Is this the answer for what is the residue of f(z)=e^z/[(z-1)^2(z+2)]

[laura_a]

Homework Statement

This was an exam question I had today:

Give the location and order of each pole of
f(z)=e^z/[(z-1)^2(z+2)]
and evaluate the reside at these points

Homework Equations

Res(f(z)) = g(p-1)(a) / (p-1)!

The Attempt at a Solution

g(z) = e^z/(z+2)
g'(z) = -e^z/(z+2)^2
let a=1
g'(1) = -e^1/9

So res(f,1) = -e/9

Then I did
g(z) = e^z/(z-1)^2
(this is the part I think I might have stuffed up, because I did use the formula above but I had m=1 for f(z) which was 1/(z+2) so I thought it was right? anyways I got

g(-2) = e^(-2) / (-3)^2 = res(f,-2)=1/(9e^2)
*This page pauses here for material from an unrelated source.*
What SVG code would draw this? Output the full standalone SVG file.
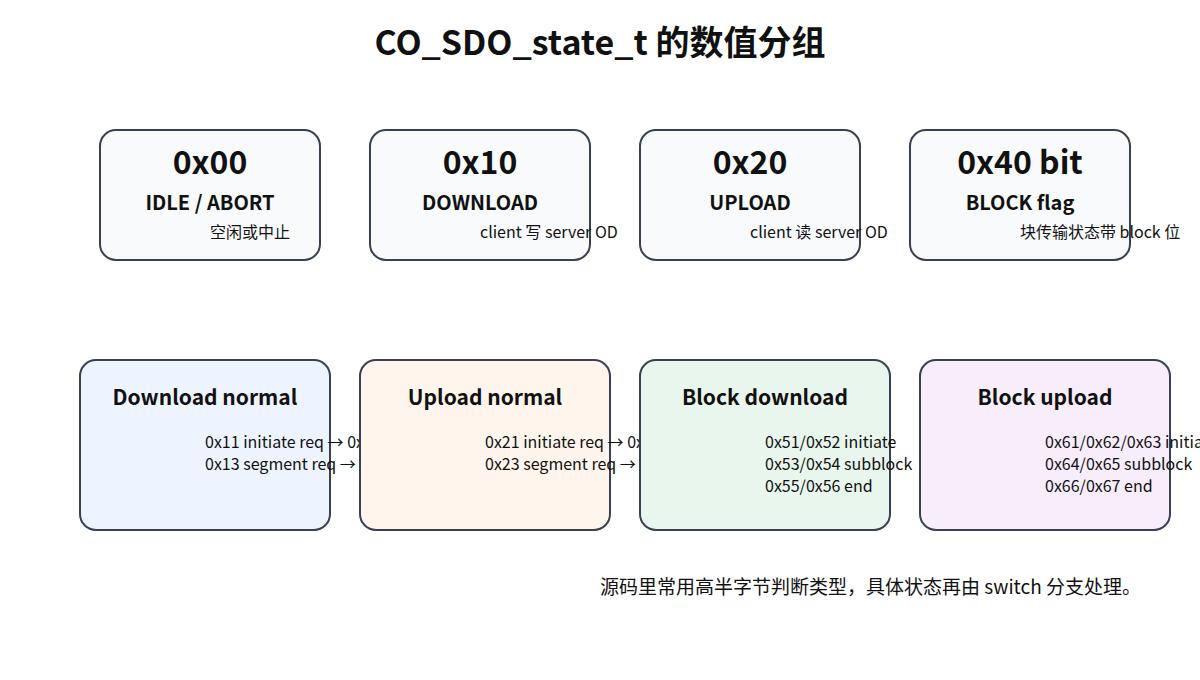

It would mean a lot to me if someone could let me know because I am trying to work out if I should be depressed because I failed or if I can be happy because I passed :)

 

[Benny]

At first glance I agree with your first answer for res(f,-2) but not for res(f,1).

$$g\left( z \right) = \frac{{e^z }}{{\left( {z + 2} \right)}} \Rightarrow g'\left( z \right) = \frac{{e^z }}{{\left( {z + 2} \right)}} - \frac{{e^z }}{{\left( {z + 2} \right)^2 }}$$